Evaluating workcell layouts

Traditionally, the tools of a wafer fab are laid out into "farms" where tools that perform similar functions are located in one area. With a given process flow and farm layout, estimating material-movement metrics like number of interbay moves and total wafer travel distance is relatively straightforward. This is because there is a one-to-one correspondence between type of processing (etch, photo, etc.) and a given "farm" area. However, in a workcell or mixed farm-workcell layout, there is no such correspondence because similar tools are often located in different areas of the fab. In addition, these distributed tools often support multiple processing steps.

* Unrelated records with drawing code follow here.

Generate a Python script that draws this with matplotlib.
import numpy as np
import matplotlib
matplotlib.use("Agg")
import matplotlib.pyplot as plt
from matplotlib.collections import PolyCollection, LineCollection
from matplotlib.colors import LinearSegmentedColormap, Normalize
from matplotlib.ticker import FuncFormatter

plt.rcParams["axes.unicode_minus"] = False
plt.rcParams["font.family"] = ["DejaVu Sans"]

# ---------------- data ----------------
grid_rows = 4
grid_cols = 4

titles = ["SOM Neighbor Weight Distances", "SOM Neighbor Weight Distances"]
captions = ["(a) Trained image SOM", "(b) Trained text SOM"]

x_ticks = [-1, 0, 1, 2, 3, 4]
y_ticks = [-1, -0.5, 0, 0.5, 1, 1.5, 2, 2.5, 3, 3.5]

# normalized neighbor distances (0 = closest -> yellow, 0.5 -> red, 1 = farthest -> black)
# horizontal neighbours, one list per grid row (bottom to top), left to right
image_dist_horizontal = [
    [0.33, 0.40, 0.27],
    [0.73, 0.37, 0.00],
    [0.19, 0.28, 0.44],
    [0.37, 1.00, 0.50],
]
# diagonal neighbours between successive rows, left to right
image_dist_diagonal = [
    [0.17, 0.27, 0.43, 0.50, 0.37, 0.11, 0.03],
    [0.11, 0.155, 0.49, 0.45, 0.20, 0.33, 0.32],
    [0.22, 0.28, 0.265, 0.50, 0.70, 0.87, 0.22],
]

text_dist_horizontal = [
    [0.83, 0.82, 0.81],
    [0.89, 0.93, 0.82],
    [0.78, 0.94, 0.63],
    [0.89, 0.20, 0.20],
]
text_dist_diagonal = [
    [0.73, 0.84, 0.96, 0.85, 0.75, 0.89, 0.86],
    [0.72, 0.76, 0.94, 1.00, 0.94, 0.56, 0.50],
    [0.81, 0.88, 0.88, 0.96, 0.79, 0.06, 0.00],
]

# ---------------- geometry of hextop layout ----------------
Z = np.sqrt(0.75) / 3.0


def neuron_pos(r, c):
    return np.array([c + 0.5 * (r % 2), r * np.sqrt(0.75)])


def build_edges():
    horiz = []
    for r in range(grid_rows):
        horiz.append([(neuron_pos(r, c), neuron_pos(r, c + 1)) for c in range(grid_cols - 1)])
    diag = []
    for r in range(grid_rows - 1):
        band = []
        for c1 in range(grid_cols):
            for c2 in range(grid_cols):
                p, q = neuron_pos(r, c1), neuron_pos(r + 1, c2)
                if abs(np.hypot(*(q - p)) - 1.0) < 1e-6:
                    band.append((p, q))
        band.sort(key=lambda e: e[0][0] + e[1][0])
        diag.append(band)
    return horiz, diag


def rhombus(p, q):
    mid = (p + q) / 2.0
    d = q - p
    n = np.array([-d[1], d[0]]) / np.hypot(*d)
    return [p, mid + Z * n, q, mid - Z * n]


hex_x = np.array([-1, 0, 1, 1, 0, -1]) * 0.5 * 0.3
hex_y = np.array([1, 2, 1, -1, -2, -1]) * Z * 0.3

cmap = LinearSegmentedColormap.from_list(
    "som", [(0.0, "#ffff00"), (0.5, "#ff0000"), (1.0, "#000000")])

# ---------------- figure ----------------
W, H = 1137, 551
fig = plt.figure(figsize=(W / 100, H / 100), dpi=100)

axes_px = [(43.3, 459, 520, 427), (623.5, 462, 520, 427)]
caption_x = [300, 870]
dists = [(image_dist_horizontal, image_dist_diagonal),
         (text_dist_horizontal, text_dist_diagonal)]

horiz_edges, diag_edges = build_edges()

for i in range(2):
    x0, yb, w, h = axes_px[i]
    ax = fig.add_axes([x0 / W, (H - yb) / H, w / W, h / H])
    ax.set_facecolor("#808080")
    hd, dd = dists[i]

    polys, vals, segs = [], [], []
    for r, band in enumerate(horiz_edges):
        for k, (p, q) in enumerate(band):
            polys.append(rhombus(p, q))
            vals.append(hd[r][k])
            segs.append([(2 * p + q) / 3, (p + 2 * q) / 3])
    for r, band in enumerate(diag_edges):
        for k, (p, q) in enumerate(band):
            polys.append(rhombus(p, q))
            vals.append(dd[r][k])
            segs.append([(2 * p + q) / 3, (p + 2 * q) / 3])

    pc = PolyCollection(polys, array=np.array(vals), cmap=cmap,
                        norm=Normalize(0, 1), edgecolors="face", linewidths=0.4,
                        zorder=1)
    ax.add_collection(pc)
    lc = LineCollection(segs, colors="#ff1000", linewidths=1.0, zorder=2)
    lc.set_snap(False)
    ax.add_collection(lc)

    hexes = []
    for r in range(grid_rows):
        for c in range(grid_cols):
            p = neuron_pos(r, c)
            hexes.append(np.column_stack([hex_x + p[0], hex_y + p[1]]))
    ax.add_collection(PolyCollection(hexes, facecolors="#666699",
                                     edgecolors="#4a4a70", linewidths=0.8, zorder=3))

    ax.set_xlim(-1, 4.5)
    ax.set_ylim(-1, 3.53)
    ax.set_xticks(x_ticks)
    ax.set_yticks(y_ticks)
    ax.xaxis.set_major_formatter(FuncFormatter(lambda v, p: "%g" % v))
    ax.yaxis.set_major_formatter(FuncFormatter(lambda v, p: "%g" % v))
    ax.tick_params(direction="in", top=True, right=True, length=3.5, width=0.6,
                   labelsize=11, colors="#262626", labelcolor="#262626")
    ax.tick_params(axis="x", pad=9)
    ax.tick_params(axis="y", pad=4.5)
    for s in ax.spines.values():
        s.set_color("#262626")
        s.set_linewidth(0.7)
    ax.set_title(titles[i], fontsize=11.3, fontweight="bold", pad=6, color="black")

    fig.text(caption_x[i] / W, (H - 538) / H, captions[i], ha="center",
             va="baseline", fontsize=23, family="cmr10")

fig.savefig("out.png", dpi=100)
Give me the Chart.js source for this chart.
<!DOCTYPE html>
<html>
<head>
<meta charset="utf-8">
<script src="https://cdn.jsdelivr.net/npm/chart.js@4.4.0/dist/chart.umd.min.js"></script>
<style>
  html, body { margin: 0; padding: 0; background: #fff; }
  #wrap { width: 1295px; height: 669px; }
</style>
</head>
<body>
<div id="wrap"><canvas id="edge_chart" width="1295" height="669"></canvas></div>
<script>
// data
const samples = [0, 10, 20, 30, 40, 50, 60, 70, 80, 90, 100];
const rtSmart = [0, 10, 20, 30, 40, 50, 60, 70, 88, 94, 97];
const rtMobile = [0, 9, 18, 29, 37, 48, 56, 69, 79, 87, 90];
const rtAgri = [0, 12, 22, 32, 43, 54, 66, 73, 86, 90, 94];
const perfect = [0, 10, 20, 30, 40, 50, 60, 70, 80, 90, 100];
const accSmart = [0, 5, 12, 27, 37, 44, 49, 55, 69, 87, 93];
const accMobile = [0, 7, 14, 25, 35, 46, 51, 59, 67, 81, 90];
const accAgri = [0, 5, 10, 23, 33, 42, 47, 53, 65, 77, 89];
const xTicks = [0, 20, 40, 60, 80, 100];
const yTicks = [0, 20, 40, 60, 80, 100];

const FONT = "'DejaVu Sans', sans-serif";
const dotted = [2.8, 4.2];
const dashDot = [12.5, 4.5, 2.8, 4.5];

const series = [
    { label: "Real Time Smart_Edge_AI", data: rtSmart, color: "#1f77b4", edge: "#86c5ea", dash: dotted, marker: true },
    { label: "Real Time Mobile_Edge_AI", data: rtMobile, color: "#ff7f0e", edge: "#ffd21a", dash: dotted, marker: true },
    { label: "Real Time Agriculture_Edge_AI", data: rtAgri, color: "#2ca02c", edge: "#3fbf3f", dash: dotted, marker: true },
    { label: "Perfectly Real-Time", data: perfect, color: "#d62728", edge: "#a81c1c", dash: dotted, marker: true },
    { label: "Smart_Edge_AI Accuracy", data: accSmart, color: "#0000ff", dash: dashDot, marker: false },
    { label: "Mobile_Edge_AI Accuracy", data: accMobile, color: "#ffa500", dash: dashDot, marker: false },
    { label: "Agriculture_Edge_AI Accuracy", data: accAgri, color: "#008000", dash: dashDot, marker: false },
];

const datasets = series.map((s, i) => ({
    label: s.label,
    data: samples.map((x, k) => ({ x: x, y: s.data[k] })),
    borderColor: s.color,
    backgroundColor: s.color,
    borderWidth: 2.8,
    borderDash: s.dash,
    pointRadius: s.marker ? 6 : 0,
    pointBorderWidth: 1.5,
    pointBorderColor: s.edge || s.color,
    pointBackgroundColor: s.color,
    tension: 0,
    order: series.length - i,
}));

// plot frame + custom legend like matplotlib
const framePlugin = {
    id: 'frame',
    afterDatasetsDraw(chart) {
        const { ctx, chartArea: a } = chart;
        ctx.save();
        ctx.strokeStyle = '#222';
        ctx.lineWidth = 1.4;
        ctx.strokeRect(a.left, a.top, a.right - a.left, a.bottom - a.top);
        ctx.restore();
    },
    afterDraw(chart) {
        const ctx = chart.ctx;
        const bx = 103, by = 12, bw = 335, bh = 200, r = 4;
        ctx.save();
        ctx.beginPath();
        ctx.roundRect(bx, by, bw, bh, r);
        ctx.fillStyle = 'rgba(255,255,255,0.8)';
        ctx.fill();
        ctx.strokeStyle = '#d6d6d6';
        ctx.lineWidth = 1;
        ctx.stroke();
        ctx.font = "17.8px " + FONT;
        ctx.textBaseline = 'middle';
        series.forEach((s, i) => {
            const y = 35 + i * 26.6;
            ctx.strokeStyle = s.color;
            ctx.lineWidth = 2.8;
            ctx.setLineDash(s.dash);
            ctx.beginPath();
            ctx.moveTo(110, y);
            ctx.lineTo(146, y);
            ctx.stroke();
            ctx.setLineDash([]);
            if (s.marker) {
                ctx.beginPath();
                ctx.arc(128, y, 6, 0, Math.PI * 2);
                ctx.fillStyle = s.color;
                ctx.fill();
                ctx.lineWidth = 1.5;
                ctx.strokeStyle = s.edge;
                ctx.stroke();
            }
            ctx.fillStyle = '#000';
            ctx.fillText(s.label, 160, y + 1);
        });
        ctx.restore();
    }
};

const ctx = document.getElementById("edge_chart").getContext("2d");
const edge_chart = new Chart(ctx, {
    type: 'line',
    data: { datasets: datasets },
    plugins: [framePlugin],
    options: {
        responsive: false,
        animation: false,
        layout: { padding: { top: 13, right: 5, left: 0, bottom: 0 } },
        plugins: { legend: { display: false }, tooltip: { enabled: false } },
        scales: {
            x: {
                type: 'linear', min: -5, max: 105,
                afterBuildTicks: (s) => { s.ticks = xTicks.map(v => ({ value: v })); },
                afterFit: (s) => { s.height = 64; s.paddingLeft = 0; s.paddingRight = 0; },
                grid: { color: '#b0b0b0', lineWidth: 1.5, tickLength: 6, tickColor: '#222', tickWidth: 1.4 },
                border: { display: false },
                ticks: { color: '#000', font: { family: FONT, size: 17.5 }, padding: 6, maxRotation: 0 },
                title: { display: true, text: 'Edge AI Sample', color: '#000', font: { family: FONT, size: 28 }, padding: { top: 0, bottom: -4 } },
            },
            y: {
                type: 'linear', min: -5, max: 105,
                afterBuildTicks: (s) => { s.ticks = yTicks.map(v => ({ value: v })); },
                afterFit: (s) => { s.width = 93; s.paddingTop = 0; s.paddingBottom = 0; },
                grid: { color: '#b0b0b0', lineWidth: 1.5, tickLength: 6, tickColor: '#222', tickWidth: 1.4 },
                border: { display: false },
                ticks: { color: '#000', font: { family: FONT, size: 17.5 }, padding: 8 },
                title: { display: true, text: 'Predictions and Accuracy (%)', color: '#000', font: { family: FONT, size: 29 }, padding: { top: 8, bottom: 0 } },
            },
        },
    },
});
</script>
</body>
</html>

Thus, it is a challenge for analysts to evaluate material movement metrics with workcell layouts because of the difficulty in assigning processing steps to particular tools. We present a simple linear programming model that, given the process flows, the start rates, and a fab layout, quickly performs this assignment. The model assigns steps to individual tools or to specific bays with the objective of minimizing wafer travel subject to tool capacity constraints. In performing this analysis, the modeling logic takes into account the fact that a lot of wafers will leave the same tool that it entered. This creates dependencies among assignments of process steps to tools. Linear programming is well suited to handle these types of dependencies. The model is intended for quick evaluations of layouts or given an existing layout, for assigning a processing flow to actual tools. In this paper we give an intuitive explanation of the model, and describe how we used it to evaluate the effect of different workcell designs on material movement.